Set exercise
Give back exactly the lines from the start of the listing to the line containing "from matplotlib.patches import Rectangle", inclusive, and nothing beyond them.

Data section
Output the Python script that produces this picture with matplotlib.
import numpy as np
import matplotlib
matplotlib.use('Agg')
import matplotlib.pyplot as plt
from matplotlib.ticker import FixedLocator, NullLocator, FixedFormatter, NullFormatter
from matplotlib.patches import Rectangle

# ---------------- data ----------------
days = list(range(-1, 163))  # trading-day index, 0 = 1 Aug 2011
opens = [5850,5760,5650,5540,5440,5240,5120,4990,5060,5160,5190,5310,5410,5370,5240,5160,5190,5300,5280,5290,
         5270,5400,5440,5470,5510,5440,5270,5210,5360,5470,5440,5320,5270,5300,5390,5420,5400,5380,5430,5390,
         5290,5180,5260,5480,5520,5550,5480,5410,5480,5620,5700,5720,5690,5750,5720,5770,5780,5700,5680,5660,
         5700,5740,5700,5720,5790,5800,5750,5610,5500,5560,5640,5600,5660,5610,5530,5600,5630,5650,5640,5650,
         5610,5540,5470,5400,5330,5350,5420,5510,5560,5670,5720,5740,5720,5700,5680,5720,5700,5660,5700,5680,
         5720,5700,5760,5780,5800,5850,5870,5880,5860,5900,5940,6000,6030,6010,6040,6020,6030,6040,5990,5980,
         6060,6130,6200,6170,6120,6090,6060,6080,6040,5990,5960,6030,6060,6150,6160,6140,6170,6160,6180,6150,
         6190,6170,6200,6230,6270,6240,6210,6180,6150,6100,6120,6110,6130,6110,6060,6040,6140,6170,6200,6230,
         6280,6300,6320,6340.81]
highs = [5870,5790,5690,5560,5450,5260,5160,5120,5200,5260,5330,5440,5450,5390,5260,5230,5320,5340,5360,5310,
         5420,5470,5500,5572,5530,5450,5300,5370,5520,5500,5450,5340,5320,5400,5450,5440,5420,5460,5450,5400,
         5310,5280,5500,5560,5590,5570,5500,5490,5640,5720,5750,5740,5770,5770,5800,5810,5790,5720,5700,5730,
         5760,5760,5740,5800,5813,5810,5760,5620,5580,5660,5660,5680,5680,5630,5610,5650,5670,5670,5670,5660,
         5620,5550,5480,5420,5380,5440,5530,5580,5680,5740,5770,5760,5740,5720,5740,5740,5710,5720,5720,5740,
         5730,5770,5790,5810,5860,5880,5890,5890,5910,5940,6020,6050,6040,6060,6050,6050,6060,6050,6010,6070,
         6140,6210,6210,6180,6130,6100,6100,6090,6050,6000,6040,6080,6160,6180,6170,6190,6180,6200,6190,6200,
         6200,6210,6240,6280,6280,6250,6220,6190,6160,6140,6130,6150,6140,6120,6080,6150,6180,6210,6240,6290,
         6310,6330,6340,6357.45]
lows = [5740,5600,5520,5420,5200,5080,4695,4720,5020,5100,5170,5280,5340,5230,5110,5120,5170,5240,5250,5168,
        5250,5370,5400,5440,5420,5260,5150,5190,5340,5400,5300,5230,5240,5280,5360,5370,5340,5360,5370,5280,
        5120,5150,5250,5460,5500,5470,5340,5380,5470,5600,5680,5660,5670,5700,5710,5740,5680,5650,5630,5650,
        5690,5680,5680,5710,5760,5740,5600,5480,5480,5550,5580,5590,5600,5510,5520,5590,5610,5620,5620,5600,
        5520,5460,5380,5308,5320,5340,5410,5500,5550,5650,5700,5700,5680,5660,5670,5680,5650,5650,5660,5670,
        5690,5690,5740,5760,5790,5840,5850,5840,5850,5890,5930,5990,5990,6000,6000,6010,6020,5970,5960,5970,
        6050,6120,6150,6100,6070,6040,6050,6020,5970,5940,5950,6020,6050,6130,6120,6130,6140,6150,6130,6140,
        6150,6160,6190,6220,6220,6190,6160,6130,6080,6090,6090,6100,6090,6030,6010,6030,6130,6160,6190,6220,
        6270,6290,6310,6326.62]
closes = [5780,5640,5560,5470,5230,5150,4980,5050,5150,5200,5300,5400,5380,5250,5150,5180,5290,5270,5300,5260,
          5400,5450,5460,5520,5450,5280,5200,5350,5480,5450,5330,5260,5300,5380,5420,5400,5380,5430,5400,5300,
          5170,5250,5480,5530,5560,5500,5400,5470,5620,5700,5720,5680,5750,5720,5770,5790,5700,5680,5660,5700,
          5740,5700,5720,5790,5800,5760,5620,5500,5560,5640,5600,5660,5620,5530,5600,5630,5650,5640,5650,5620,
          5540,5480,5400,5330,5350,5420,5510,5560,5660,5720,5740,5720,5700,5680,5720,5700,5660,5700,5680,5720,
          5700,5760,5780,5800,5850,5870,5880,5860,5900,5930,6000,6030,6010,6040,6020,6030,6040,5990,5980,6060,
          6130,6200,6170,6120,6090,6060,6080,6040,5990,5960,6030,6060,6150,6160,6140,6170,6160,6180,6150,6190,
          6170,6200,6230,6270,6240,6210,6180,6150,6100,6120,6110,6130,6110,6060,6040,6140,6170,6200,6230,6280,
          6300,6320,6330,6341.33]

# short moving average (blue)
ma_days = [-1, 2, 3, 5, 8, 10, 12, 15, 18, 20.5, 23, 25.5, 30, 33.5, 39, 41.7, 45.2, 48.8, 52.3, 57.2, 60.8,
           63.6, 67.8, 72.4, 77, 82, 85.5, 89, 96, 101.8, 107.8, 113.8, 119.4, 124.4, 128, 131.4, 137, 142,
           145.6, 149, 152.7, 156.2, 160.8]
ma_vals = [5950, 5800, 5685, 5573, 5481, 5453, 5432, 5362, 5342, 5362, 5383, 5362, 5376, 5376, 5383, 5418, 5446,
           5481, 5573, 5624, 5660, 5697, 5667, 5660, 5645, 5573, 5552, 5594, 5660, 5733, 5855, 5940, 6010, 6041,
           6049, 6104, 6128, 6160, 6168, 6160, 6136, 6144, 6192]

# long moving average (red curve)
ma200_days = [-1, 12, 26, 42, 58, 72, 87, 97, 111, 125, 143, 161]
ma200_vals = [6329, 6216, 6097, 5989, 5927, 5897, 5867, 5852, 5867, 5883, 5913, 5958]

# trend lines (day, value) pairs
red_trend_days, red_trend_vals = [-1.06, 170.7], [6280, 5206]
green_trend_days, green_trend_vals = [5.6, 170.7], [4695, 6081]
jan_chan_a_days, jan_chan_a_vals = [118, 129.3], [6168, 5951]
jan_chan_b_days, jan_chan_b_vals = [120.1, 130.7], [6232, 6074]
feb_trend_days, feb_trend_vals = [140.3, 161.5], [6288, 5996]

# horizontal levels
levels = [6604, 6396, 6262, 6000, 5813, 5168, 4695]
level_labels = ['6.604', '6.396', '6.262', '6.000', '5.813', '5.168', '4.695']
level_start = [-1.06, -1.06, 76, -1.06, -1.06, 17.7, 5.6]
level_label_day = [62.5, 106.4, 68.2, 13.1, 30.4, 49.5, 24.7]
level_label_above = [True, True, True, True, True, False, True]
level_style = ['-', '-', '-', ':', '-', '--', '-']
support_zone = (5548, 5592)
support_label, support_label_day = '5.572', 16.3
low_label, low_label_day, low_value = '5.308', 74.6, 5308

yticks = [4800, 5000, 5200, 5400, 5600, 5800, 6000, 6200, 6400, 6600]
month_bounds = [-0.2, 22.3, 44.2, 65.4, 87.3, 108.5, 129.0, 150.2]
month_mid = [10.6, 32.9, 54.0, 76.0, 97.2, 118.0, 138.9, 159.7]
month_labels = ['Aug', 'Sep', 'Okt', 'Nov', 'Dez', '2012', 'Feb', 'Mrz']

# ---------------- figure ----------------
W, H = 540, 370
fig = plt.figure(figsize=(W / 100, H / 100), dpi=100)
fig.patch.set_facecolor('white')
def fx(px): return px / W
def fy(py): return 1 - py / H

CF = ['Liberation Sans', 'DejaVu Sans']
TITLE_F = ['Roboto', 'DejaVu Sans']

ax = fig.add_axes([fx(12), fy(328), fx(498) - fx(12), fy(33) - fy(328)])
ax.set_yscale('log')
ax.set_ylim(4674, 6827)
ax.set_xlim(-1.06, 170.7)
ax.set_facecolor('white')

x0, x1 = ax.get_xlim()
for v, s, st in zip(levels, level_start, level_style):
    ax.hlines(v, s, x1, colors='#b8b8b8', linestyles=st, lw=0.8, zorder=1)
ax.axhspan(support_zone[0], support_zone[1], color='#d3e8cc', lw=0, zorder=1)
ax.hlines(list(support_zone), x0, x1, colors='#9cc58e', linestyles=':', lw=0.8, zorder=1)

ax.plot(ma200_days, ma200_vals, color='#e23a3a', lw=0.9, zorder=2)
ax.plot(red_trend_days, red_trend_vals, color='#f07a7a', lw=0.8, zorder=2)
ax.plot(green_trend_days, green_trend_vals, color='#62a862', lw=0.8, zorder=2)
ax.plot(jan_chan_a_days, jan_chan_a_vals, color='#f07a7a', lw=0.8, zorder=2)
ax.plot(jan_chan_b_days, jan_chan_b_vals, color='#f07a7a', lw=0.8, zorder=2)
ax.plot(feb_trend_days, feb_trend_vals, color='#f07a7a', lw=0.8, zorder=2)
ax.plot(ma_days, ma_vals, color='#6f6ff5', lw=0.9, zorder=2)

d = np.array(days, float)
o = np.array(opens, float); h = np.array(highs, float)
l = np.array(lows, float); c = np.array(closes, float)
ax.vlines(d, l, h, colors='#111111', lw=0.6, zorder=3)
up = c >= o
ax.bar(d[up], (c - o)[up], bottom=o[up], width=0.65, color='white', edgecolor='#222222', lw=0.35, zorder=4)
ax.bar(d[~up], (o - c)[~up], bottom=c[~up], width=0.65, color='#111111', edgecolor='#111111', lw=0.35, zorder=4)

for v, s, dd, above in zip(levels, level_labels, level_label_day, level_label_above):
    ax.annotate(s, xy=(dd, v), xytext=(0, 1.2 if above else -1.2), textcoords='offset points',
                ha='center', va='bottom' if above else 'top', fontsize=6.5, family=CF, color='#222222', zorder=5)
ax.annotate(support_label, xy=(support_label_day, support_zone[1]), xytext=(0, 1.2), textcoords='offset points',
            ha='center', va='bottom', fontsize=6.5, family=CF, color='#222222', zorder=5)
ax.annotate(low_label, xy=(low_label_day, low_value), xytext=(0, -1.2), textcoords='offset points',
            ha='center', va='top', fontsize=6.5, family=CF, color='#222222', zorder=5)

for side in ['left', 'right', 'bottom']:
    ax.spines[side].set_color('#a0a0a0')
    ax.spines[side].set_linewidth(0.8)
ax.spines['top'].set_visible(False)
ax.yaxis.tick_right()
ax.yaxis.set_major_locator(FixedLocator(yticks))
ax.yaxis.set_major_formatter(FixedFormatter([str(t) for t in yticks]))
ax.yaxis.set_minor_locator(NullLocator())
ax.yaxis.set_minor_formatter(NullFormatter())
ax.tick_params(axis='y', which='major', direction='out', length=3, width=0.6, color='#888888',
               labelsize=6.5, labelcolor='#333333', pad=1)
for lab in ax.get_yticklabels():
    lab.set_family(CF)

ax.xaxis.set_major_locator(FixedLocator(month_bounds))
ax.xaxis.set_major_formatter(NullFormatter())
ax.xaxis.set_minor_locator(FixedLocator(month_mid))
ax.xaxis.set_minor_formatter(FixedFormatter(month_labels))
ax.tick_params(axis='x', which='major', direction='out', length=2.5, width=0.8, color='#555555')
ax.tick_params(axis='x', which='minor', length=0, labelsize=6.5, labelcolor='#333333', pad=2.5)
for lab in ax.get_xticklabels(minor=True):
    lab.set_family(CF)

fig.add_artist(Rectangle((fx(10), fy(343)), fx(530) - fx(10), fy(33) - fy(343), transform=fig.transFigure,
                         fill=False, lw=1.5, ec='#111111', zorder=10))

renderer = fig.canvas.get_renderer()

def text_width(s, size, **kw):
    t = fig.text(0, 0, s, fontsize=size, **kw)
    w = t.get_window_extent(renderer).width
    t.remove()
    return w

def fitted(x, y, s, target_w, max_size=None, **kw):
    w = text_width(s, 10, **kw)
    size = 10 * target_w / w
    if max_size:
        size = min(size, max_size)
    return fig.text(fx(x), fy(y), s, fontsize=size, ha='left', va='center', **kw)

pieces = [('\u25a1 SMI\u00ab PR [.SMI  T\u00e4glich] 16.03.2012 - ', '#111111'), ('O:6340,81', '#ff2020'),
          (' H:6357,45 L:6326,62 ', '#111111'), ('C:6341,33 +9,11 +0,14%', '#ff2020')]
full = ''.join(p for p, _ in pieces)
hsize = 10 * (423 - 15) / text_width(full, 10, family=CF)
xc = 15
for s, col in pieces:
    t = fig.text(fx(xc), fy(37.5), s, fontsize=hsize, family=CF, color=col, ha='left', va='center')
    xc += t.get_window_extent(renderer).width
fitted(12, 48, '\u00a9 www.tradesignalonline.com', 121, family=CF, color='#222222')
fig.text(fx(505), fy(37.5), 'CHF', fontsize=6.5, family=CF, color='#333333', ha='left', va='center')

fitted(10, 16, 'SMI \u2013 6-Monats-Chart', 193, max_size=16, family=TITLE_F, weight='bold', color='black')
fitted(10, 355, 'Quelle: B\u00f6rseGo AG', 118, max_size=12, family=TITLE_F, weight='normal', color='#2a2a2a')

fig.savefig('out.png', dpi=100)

Output below
Output the Python script that produces this picture with matplotlib.
import numpy as np
import matplotlib
matplotlib.use('Agg')
import matplotlib.pyplot as plt
from matplotlib.ticker import FixedLocator, NullLocator, FixedFormatter, NullFormatter
from matplotlib.patches import Rectangle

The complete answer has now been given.